## Your task
Will you write out the data exactly, excluding every picture?

## Available data
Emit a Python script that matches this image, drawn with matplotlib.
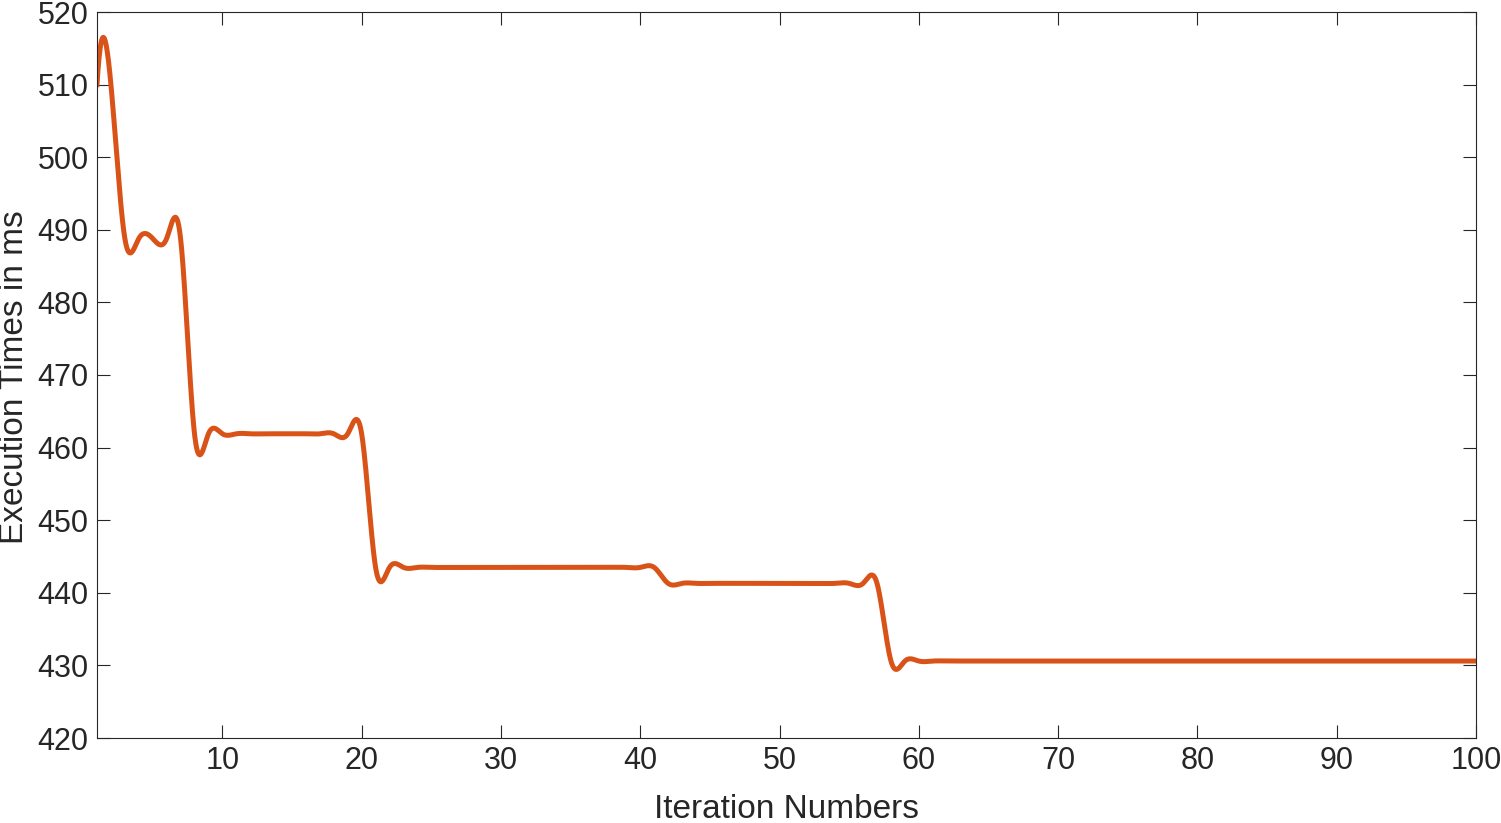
import numpy as np
import matplotlib
matplotlib.use('Agg')
import matplotlib.pyplot as plt

levels = [510.0, 488.8, 461.9, 443.5, 441.3, 430.6]
run_lengths = [2, 5, 13, 21, 16, 43]

iters = np.arange(1, 101)
times = np.repeat(levels, run_lengths)

x_ticks = [10, 20, 30, 40, 50, 60, 70, 80, 90, 100]
y_ticks = [420, 430, 440, 450, 460, 470, 480, 490, 500, 510, 520]


def spline_curve(x, y, n_per=40):
    # not-a-knot cubic spline on unit spacing (like MATLAB's spline)
    n = len(y)
    A = np.zeros((n, n))
    b = np.zeros(n)
    A[0, 0:3] = [1, -2, 1]
    A[-1, -3:] = [1, -2, 1]
    for i in range(1, n - 1):
        A[i, i - 1:i + 2] = [1, 4, 1]
        b[i] = 6 * (y[i + 1] - 2 * y[i] + y[i - 1])
    M = np.linalg.solve(A, b)
    xs, ys = [], []
    for j in range(n - 1):
        t = np.linspace(0, 1, n_per, endpoint=False)
        s = (M[j] * ((1 - t)**3 - (1 - t)) / 6 + M[j + 1] * (t**3 - t) / 6
             + y[j] * (1 - t) + y[j + 1] * t)
        xs.append(x[j] + t)
        ys.append(s)
    xs.append([x[-1]])
    ys.append([y[-1]])
    return np.concatenate(xs), np.concatenate(ys)


plt.rcParams['font.family'] = ['Liberation Sans', 'DejaVu Sans']
axcol = '#262626'

fig = plt.figure(figsize=(15.01, 8.23), dpi=100)
ax = fig.add_axes([97/1501, 1 - 738/823, 1379/1501, 726/823])

xs, ys = spline_curve(iters, times)
ax.plot(xs, ys, color='#D95319', linewidth=3.6)

ax.set_xlim(1, 100)
ax.set_ylim(420, 520)
ax.set_xticks(x_ticks)
ax.set_yticks(y_ticks)
ax.tick_params(direction='in', length=9.5, width=0.8, colors=axcol,
               labelsize=22, top=True, right=True, pad=6)
for sp in ax.spines.values():
    sp.set_color(axcol)
    sp.set_linewidth(0.8)

ax.set_xlabel('Iteration Numbers', fontsize=24, color=axcol)
ax.set_ylabel('Execution Times in ms', fontsize=24, color=axcol)
ax.xaxis.set_label_coords(0.5003, -0.099)
ax.yaxis.set_label_coords(-0.0595, 0.4966)
ax.xaxis.label.set_va('center')
ax.yaxis.label.set_va('center')

plt.savefig('out.png', dpi=100)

## Result
Emit a Python script that matches this image, drawn with matplotlib.
import numpy as np
import matplotlib
matplotlib.use('Agg')
import matplotlib.pyplot as plt

levels = [510.0, 488.8, 461.9, 443.5, 441.3, 430.6]
run_lengths = [2, 5, 13, 21, 16, 43]

iters = np.arange(1, 101)
times = np.repeat(levels, run_lengths)

x_ticks = [10, 20, 30, 40, 50, 60, 70, 80, 90, 100]
y_ticks = [420, 430, 440, 450, 460, 470, 480, 490, 500, 510, 520]


def spline_curve(x, y, n_per=40):
    # not-a-knot cubic spline on unit spacing (like MATLAB's spline)
    n = len(y)
    A = np.zeros((n, n))
    b = np.zeros(n)
    A[0, 0:3] = [1, -2, 1]
    A[-1, -3:] = [1, -2, 1]
    for i in range(1, n - 1):
        A[i, i - 1:i + 2] = [1, 4, 1]
        b[i] = 6 * (y[i + 1] - 2 * y[i] + y[i - 1])
    M = np.linalg.solve(A, b)
    xs, ys = [], []
    for j in range(n - 1):
        t = np.linspace(0, 1, n_per, endpoint=False)
        s = (M[j] * ((1 - t)**3 - (1 - t)) / 6 + M[j + 1] * (t**3 - t) / 6
             + y[j] * (1 - t) + y[j + 1] * t)
        xs.append(x[j] + t)
        ys.append(s)
    xs.append([x[-1]])
    ys.append([y[-1]])
    return np.concatenate(xs), np.concatenate(ys)


plt.rcParams['font.family'] = ['Liberation Sans', 'DejaVu Sans']
axcol = '#262626'

fig = plt.figure(figsize=(15.01, 8.23), dpi=100)
ax = fig.add_axes([97/1501, 1 - 738/823, 1379/1501, 726/823])

xs, ys = spline_curve(iters, times)
ax.plot(xs, ys, color='#D95319', linewidth=3.6)

ax.set_xlim(1, 100)
ax.set_ylim(420, 520)
ax.set_xticks(x_ticks)
ax.set_yticks(y_ticks)
ax.tick_params(direction='in', length=9.5, width=0.8, colors=axcol,
               labelsize=22, top=True, right=True, pad=6)
for sp in ax.spines.values():
    sp.set_color(axcol)
    sp.set_linewidth(0.8)

ax.set_xlabel('Iteration Numbers', fontsize=24, color=axcol)
ax.set_ylabel('Execution Times in ms', fontsize=24, color=axcol)
ax.xaxis.set_label_coords(0.5003, -0.099)
ax.yaxis.set_label_coords(-0.0595, 0.4966)
ax.xaxis.label.set_va('center')
ax.yaxis.label.set_va('center')

plt.savefig('out.png', dpi=100)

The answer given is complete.